Thursday, March 26, 2015

3/27/15 Happy Accidents?

       While in Galveston during Spring Break I found this book, Happy Accidents at Kroger.  I had been telling Chubs about paying attention that sometimes the biggest discoveries in science have been by accident.  This book is about 400 pages long and covers about 200 of these discoveries.  It was very interesting and I am glad to add it to my collection of informative books.  About half of the discoveries are science based, such as the discovery of fission or nylon.  But a lot of them are fun discoveries of stuff we use day to day, such as Levi's or even ice cream cones. 
    Surely, the biggest "accidental" discovery was Columbus looking for a short cut to India for the spice trade and finding a continent Europe was unaware of.  Columbus died thinking he had found the short cut.  Amerigo Vespucci forged ahead and in 1501 landed and named Brazil and the west indies (named by Columbus) were part of a vast new continent between Europe and Asia.

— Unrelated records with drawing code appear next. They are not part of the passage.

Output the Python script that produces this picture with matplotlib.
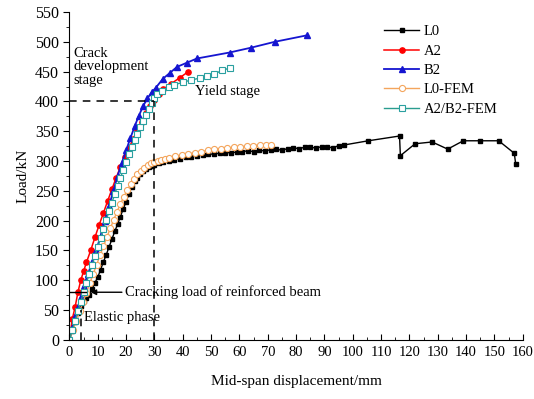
import numpy as np
import matplotlib
matplotlib.use("Agg")
import matplotlib.pyplot as plt
from matplotlib.ticker import MultipleLocator

plt.rcParams["font.family"] = "Liberation Serif"
plt.rcParams["font.size"] = 10.5

# measured load-displacement curves (mm, kN)
l0_x = [0, 1, 2, 3, 4, 5, 6, 7, 8, 9, 10, 11, 12, 13, 14, 15, 16, 17, 18, 19,
        20, 21, 22, 23, 24, 25, 26, 27, 28, 29, 30, 31.5, 33, 35, 37, 39, 41,
        43, 45, 47, 49, 51, 53, 55, 57, 59, 61, 63, 65, 67, 69, 71, 73, 75,
        77, 79, 81, 83, 85, 87, 89, 91, 93, 95, 97, 105.5, 116.5, 116.8,
        122, 128, 133.5, 139, 145, 151.5, 157, 157.5]
l0_y = [0, 15, 30, 45, 57, 65, 70, 76, 86, 96, 105, 118, 131, 143, 156, 169,
        182, 194, 207, 220, 232, 245, 257, 266, 272, 278, 283, 287, 290, 292,
        294, 296, 298, 300, 302, 304, 306, 307, 309, 310, 311, 312, 313, 314,
        314, 315, 316, 317, 316, 318, 317, 319, 320, 318, 321, 322, 321, 323,
        323, 322, 324, 324, 322, 326, 327, 334, 342, 309, 329, 332, 320, 334,
        334, 334, 313, 295]

a2_x = [0, 1, 2, 3, 4, 5, 6, 7.5, 9, 10.5, 12, 13.5, 15, 16.5, 18, 19.5, 21,
        22.5, 24, 25.5, 27, 28.5, 30, 31.5, 33, 36, 39, 42]
a2_y = [0, 35, 55, 80, 100, 115, 130, 150, 172, 193, 213, 233, 253, 272, 290,
        306, 322, 337, 352, 366, 380, 392, 403, 412, 420, 430, 440, 450]

b2_x = [0, 1, 2, 3, 4, 5, 6.5, 8, 9.5, 11, 12.5, 14, 15.5, 17, 18.5, 20, 21.5,
        23, 24.5, 26, 27.5, 29, 30.5, 33, 35.5, 38, 41.5, 45, 56.5, 64, 72.5,
        84]
b2_y = [0, 20, 40, 55, 72, 90, 110, 130, 150, 175, 200, 225, 250, 275, 297,
        318, 338, 358, 376, 392, 405, 415, 423, 438, 448, 458, 465, 472, 482,
        490, 500, 511]

# finite element results
l0fem_x = [0, 1.2, 2.4, 3.6, 4.8, 6, 7.2, 8.4, 9.6, 10.8, 12, 13.2, 14.4,
           15.6, 16.8, 18, 19.2, 20.4, 21.6, 22.8, 24, 25.2, 26.4, 27.6, 28.8,
           30, 31.2, 32.4, 33.6, 35, 37.3, 39.6, 41.9, 44.2, 46.5, 48.8, 51.1,
           53.4, 55.7, 58, 60.3, 62.6, 64.9, 67.2, 69.5, 71]
l0fem_y = [0, 16, 32, 48, 63, 79, 95, 111, 126, 142, 157, 172, 187, 201, 215,
           228, 240, 251, 261, 270, 278, 284, 289, 293, 296, 298, 300, 302,
           304, 305, 308, 310, 312, 314, 316, 318, 320, 321, 322, 323, 324,
           325, 326, 327, 327, 327]

abfem_x = [0, 1, 2, 3, 4, 5, 6, 7, 8, 9, 10, 11, 12, 13, 14, 15, 16, 17, 18,
           19, 20, 21, 22, 23, 24, 25, 26, 27, 28, 29, 30, 31, 32.5, 35, 37,
           40, 43, 46, 48.5, 51, 54, 56.5]
abfem_y = [0, 16, 32, 48, 64, 80, 96, 111, 126, 141, 156, 171, 186, 201, 216,
           230, 245, 258, 272, 285, 298, 311, 323, 335, 346, 357, 368, 378,
           388, 397, 405, 412, 418, 424, 428, 432, 436, 439, 443, 446, 452,
           456]

fig = plt.figure(figsize=(5.34, 3.99), dpi=100)
ax = fig.add_axes([0.130, 0.148, 0.849, 0.822])

ax.plot(l0_x, l0_y, color="black", lw=1, marker="s", ms=3.5, label="L0")
ax.plot(a2_x, a2_y, color="red", lw=1.1, marker="o", ms=3.8, label="A2")
ax.plot(b2_x, b2_y, color="#1515d0", lw=1.3, marker="^", ms=4.3, label="B2")
ax.plot(l0fem_x, l0fem_y, color="#f4a55c", lw=1, marker="o", ms=4.4,
        mfc="white", mec="#f4a55c", mew=0.8, label="L0-FEM")
ax.plot(abfem_x, abfem_y, color="#2a9d8f", lw=1, marker="s", ms=4,
        mfc="white", mec="#2aa0a0", mew=0.8, label="A2/B2-FEM")

# stage boundaries
ax.plot([0, 30], [400, 400], color="black", lw=1.1, ls=(0, (5, 4)))
ax.plot([30, 30], [0, 400], color="black", lw=1.1, ls=(0, (5, 4)))
ax.plot([4, 4], [0, 50], color="black", lw=1.1, ls=(0, (5, 4)))
ax.plot([0, 6], [80, 80], color="black", lw=1)
ax.annotate("", xy=(6.5, 80), xytext=(19.5, 80),
            arrowprops=dict(arrowstyle="-|>", color="black", lw=1,
                            mutation_scale=8))

ax.text(19.6, 80, "Cracking load of reinforced beam", va="center", ha="left",
        fontsize=10.5)
ax.text(5.3, 38, "Elastic phase", va="center", ha="left", fontsize=10.5)
ax.text(1.5, 492, "Crack\ndevelopment\nstage", va="top", ha="left",
        fontsize=10.5, linespacing=1.05)
ax.text(44.3, 416, "Yield stage", va="center", ha="left", fontsize=10.5)

ax.set_xlim(0, 160)
ax.set_ylim(0, 550)
ax.xaxis.set_major_locator(MultipleLocator(10))
ax.xaxis.set_minor_locator(MultipleLocator(5))
ax.yaxis.set_major_locator(MultipleLocator(50))
ax.yaxis.set_minor_locator(MultipleLocator(25))
ax.tick_params(axis="x", which="both", direction="in", pad=4, labelsize=10.5)
ax.tick_params(axis="y", which="both", direction="out", labelsize=11.5)
ax.tick_params(which="major", length=4)
ax.tick_params(which="minor", length=2.5)
ax.spines["top"].set_visible(False)
ax.spines["right"].set_visible(False)

ax.set_xlabel("Mid-span displacement/mm", fontsize=11, labelpad=12)
ax.set_ylabel("Load/kN", fontsize=11, labelpad=4)

ax.legend(loc="upper left", bbox_to_anchor=(0.665, 1.0), frameon=False,
          handlelength=2.4, labelspacing=0.42, fontsize=10.5, numpoints=1,
          handletextpad=0.3)

fig.savefig("out.png", dpi=100)
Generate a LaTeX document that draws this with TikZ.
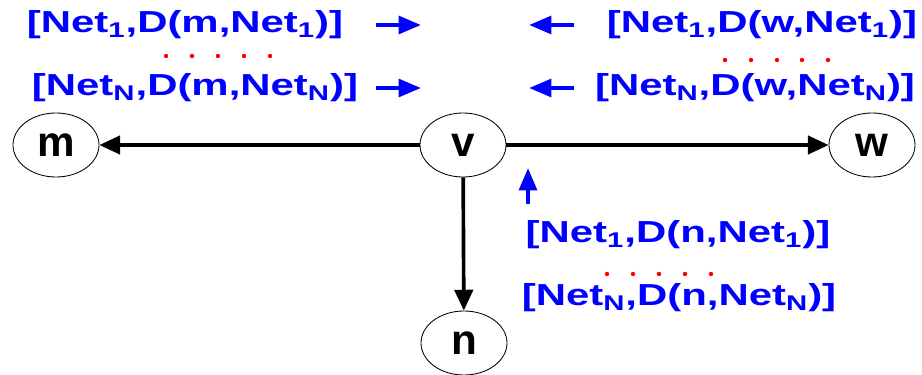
\documentclass[tikz,border=0pt]{standalone}
\usepackage{graphicx}
\usepackage{fontspec}
\setmainfont{Liberation Sans}
\usetikzlibrary{arrows.meta,shapes.geometric}

\newcommand{\nt}[1]{Net\textsubscript{#1}}
\newcommand{\dpair}[2]{\scalebox{1.38}[1]{[\nt{#2},D(#1,\nt{#2})]}}

\begin{document}
\begin{tikzpicture}[x=0.025cm,y=-0.025cm,>={Triangle[length=0.52cm,width=0.46cm]},
  vertex/.style={draw,ellipse,line width=0.6pt,minimum width=2.15cm,minimum height=1.6cm,inner sep=0pt,font=\fontsize{30}{30}\selectfont\bfseries},
  msg/.style={text=blue,inner sep=0pt,font=\fontsize{21.6}{22}\selectfont\bfseries},
  flow/.style={line width=2.6pt,->},
  info/.style={draw=blue,line width=3pt,-{Triangle[length=0.56cm,width=0.44cm]}},
  dot/.style={fill=red,circle,inner sep=0pt,minimum size=0.11cm}]
\useasboundingbox (0,0) rectangle (922,375);

\node[vertex] (m) at (56,145) {m};
\node[vertex] (v) at (463,145) {v};
\node[vertex] (w) at (872,145) {w};
\node[vertex] (n) at (464,343) {n};

\draw[flow] (v) -- (m);
\draw[flow] (v) -- (w);
\draw[flow] (v) -- (n);

% messages from m
\node[msg] (m1) at (185,25) {\dpair{m}{1}};
\node[msg] (mN) at (195,88) {\dpair{m}{N}};
\coordinate (m1a) at (376,25); \coordinate (m1b) at (421,25);
\coordinate (mNa) at (376,88); \coordinate (mNb) at (421,88);
\draw[info] (m1a) -- (m1b);
\draw[info] (mNa) -- (mNb);
\foreach \x in {166,192,218,244,270} \node[dot] at (\x,56) {};

% messages from w
\node[msg] (w1) at (762,25) {\dpair{w}{1}};
\node[msg] (wN) at (755,88) {\dpair{w}{N}};
\coordinate (w1a) at (574,25); \coordinate (w1b) at (529,25);
\coordinate (wNa) at (574,88); \coordinate (wNb) at (529,88);
\draw[info] (w1a) -- (w1b);
\draw[info] (wNa) -- (wNb);
\foreach \x in {725,751,777,802,828} \node[dot] at (\x,60) {};

% messages from n
\node[msg] (n1) at (678,235) {\dpair{n}{1}};
\node[msg] (nN) at (679,298) {\dpair{n}{N}};
\coordinate (na) at (528,204); \coordinate (nb) at (528,168);
\draw[info] (na) -- (nb);
\foreach \x in {607,633,659,685,711} \node[dot] at (\x,274) {};
\end{tikzpicture}
\end{document}
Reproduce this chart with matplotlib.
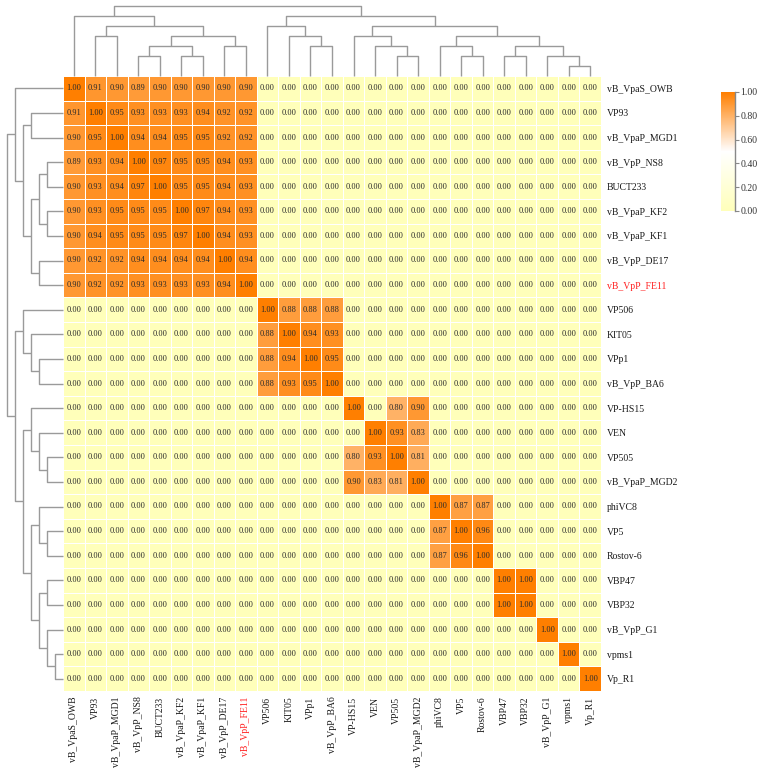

    Brandy was also an accidental discovery.  Turns out, Dutch merchants trying to ship wine from France to the Netherlands decided to lessen the cost of shipping by distilling out the water from the wine,  which upon arrival to the Netherlands, the water could be added back.  After tasting the condensed version, the Dutch decided to market the new product as "brandewign" (burnt wine).  This became Anglicized and eventually became brandy.
    Smallpox vaccination came from a milkmaid telling an apprentice Edward Jenner working under surgeon Daniel Ludlow that she could never get smallpox because she had contracted and survived cowpox, a mild viral infection of cows.  After completing his medical training, he remembered the milkmaids words.  Looking into it further, he noticed milkmaids rarely contracted smallpox even when exposed to people who had it.  He took an infection from a milkmaid, scratched up the 8yr old arm of his gardener's son and rubbed it in.  The boy got the mild cowpox, and got over it within a week.  To test whether the boy was now protected, he inoculated the boy with smallpox and the boy did not develop the disease.  His work helped in eliminating smallpox from the earth.  Although it was a dick move to infect the son of his gardener.
    These are some of the examples of "discoveries" made accidentally which have shaped how and even where we live.  These contributions to society are as great and sometimes greater as the more sophisticated and thought out solutions that come out of think tanks or universities by men and women who spend their whole lives chasing a solution for a problem the rest of society doesn't even realize needs solving.